THE TASK »
Pick out each line in these entries that contains the string "code".

PROVIDED ENTRIES »
☆ ☆ ☆ ☆ ☆ ☆ ☆

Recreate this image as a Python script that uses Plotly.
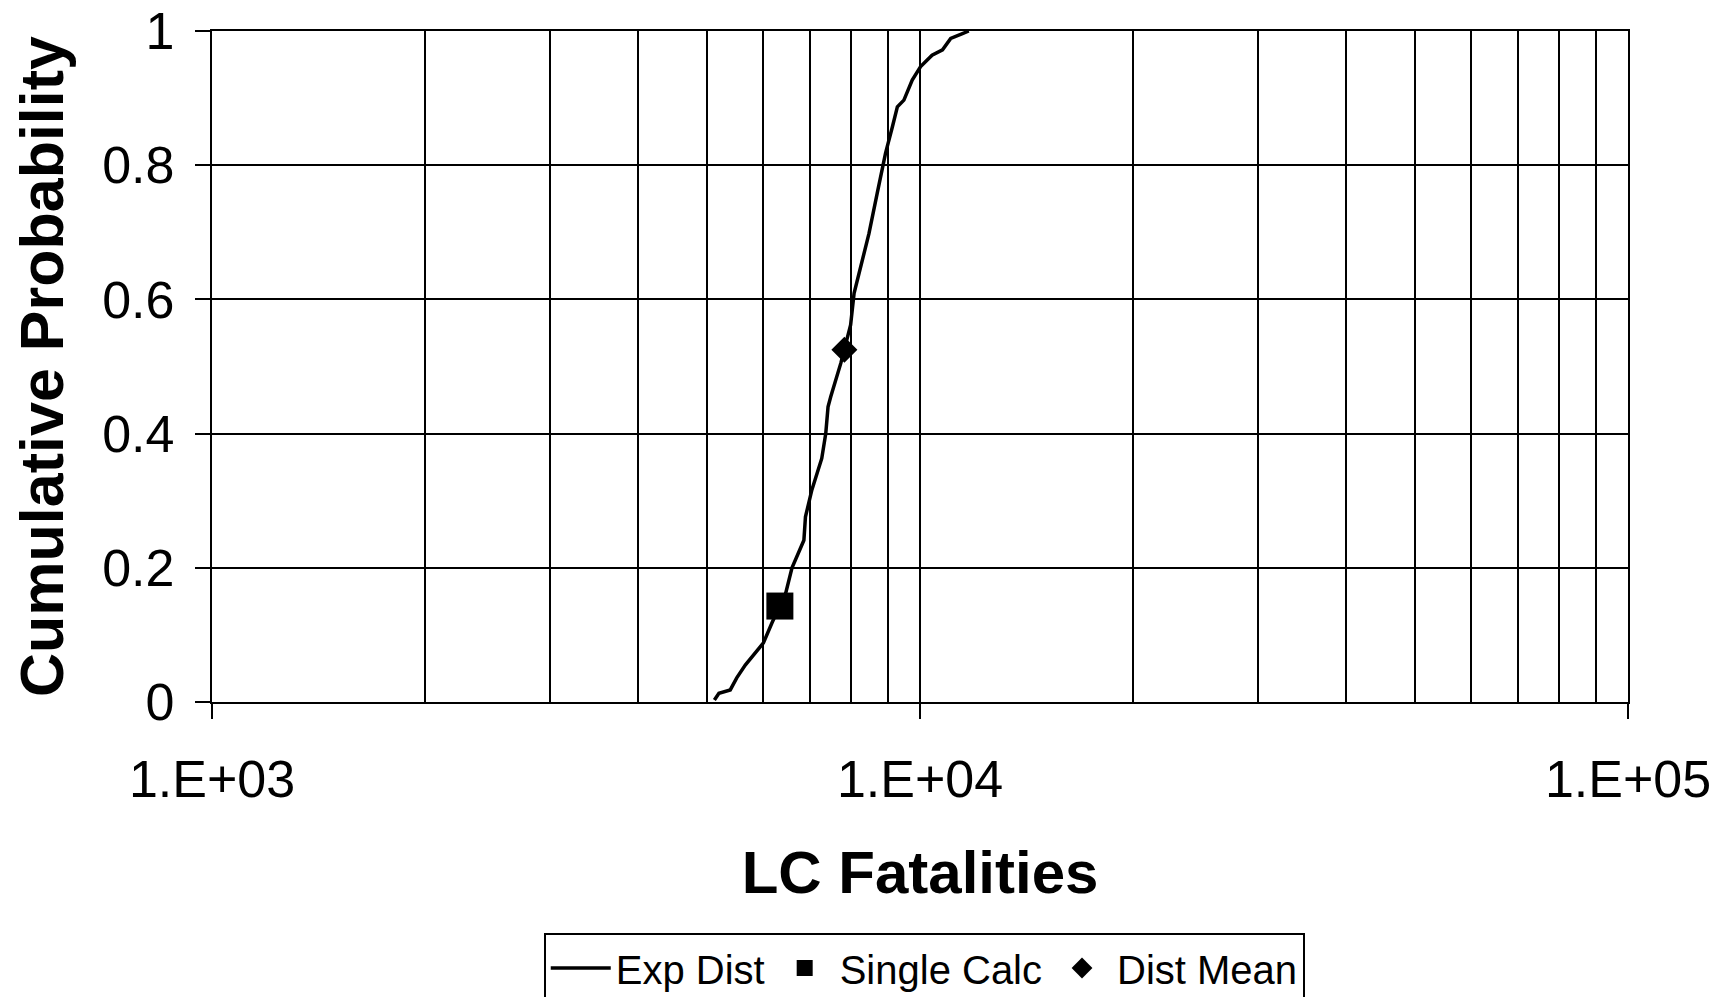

☆ ☆ ☆ ☆ ☆ ☆ ☆

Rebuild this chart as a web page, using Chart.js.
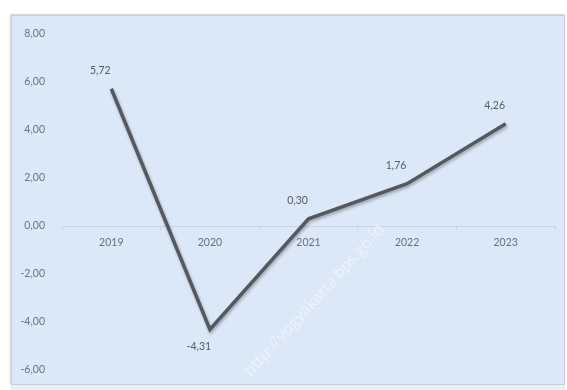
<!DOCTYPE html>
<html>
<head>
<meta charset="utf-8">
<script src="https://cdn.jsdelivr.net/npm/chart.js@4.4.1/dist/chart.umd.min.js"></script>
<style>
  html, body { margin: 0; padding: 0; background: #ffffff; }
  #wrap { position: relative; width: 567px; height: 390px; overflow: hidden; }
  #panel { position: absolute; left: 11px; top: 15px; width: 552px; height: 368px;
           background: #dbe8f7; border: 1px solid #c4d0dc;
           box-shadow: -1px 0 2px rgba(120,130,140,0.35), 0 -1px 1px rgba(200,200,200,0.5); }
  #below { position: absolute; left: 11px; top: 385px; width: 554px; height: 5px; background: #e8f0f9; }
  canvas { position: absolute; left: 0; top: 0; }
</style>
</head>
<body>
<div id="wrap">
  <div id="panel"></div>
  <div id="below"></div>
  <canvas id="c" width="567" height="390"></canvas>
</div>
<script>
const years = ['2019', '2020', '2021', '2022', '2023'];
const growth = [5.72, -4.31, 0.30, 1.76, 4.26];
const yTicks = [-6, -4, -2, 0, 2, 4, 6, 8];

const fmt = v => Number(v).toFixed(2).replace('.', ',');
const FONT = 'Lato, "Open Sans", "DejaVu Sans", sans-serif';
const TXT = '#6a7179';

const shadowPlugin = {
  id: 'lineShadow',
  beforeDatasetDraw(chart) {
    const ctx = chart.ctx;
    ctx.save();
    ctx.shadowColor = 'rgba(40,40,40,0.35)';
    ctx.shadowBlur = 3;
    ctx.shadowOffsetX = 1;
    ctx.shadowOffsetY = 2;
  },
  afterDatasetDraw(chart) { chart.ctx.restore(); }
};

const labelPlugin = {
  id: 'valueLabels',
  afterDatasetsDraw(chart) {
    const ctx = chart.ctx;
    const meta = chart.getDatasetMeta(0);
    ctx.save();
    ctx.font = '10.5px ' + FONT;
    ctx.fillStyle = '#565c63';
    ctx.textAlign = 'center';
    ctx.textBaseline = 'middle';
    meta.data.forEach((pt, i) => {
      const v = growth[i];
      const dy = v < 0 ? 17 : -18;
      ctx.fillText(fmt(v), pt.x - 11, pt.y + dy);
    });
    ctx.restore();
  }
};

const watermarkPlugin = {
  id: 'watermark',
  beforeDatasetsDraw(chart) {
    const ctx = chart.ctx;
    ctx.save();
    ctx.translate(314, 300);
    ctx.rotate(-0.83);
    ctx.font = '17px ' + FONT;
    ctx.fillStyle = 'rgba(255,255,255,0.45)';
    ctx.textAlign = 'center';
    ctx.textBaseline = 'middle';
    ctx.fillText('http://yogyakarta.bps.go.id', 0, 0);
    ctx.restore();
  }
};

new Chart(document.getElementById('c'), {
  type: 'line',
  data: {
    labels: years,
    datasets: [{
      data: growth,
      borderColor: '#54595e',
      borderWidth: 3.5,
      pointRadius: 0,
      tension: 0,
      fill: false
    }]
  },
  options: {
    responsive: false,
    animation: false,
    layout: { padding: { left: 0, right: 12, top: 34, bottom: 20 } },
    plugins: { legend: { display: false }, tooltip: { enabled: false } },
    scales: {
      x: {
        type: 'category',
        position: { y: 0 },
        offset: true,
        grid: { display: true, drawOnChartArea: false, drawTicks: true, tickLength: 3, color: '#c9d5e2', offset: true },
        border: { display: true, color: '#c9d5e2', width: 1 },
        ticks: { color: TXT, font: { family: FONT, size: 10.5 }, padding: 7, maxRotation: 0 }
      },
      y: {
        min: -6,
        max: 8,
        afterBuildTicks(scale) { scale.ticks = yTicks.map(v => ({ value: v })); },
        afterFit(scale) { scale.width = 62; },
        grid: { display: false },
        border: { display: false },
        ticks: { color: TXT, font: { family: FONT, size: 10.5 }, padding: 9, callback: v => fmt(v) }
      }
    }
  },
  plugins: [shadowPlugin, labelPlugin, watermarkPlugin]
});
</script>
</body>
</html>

☆ ☆ ☆ ☆ ☆ ☆ ☆

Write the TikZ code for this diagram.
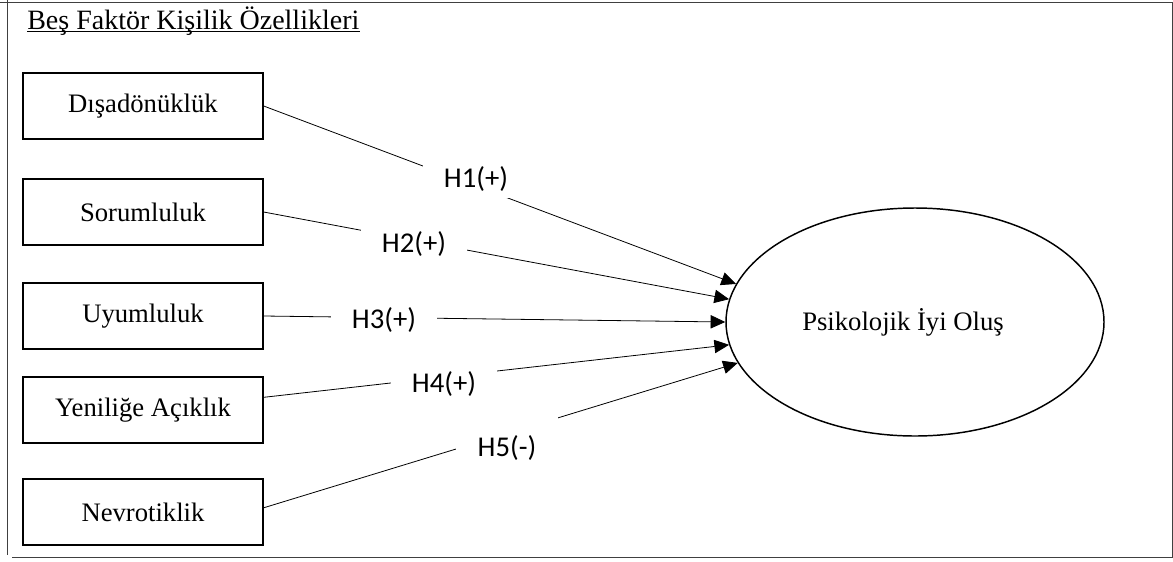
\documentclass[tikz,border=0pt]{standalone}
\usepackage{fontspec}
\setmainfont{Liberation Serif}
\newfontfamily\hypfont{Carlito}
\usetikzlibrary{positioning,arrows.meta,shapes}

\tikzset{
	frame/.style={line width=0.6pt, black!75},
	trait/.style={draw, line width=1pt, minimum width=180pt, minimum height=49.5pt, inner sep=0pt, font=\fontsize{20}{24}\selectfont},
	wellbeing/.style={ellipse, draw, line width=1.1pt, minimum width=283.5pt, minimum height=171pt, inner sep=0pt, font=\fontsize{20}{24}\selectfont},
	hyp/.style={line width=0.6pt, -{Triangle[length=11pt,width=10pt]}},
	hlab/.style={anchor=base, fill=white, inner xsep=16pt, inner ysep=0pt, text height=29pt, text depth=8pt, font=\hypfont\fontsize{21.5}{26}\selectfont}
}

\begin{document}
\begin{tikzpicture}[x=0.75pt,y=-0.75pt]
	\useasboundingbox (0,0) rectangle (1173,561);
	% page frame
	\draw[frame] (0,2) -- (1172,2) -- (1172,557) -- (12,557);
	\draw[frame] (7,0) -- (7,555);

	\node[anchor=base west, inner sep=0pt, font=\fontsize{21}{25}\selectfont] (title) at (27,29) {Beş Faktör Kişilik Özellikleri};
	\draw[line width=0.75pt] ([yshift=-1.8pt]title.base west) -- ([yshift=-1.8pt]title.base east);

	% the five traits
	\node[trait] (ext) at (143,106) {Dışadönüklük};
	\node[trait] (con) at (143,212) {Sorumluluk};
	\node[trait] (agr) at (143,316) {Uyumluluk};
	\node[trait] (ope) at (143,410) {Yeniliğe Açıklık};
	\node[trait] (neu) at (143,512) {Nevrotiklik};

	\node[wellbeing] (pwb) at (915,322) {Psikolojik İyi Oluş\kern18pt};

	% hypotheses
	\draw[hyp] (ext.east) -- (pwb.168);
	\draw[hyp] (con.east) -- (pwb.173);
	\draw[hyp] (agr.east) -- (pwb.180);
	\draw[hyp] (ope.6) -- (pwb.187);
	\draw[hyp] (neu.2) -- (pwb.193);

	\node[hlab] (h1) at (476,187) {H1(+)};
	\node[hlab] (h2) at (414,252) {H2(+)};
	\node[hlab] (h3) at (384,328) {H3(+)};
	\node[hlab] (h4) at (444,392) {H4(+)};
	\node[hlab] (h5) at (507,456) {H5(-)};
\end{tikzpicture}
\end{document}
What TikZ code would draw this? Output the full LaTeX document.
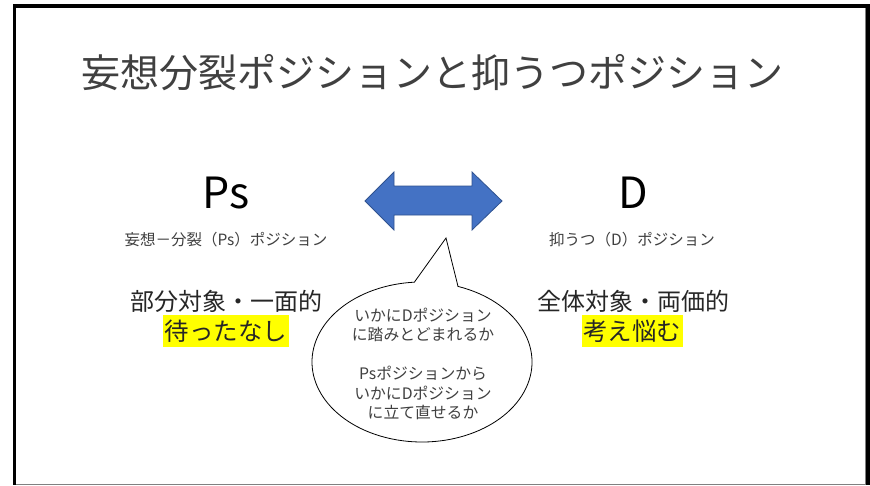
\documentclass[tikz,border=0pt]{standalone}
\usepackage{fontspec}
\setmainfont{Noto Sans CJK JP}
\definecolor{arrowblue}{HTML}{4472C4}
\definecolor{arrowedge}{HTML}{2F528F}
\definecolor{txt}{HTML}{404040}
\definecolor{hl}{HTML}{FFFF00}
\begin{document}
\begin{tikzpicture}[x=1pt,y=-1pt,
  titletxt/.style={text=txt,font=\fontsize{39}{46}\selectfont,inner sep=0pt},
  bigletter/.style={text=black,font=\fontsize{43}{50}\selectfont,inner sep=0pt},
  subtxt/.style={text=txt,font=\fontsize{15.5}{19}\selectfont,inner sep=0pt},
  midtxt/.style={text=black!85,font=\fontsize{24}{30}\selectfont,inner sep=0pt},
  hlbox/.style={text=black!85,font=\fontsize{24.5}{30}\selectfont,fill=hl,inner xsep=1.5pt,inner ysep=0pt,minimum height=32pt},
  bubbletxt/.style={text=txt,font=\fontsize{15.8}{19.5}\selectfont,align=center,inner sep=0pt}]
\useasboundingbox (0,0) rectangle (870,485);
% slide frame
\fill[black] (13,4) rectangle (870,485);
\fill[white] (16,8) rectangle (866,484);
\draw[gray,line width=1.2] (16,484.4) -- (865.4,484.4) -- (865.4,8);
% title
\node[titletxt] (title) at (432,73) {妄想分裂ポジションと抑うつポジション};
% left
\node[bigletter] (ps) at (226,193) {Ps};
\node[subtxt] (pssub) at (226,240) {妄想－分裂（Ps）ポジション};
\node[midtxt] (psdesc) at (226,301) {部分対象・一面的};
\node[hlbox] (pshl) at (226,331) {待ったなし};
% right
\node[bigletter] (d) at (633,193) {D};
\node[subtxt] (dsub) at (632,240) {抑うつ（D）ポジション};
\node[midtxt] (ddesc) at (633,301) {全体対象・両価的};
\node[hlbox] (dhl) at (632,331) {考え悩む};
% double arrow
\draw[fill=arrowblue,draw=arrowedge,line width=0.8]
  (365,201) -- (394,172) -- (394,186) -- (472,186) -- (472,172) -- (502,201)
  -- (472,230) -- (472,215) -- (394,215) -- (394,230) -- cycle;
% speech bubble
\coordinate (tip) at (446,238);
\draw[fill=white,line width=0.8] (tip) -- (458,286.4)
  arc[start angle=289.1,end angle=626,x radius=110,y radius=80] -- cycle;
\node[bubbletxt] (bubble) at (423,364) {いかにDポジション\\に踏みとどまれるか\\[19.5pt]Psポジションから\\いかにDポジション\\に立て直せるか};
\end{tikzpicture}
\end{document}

☆ ☆ ☆ ☆ ☆ ☆ ☆

RESULT BELOW »
Write the TikZ code for this diagram.
What TikZ code would draw this? Output the full LaTeX document.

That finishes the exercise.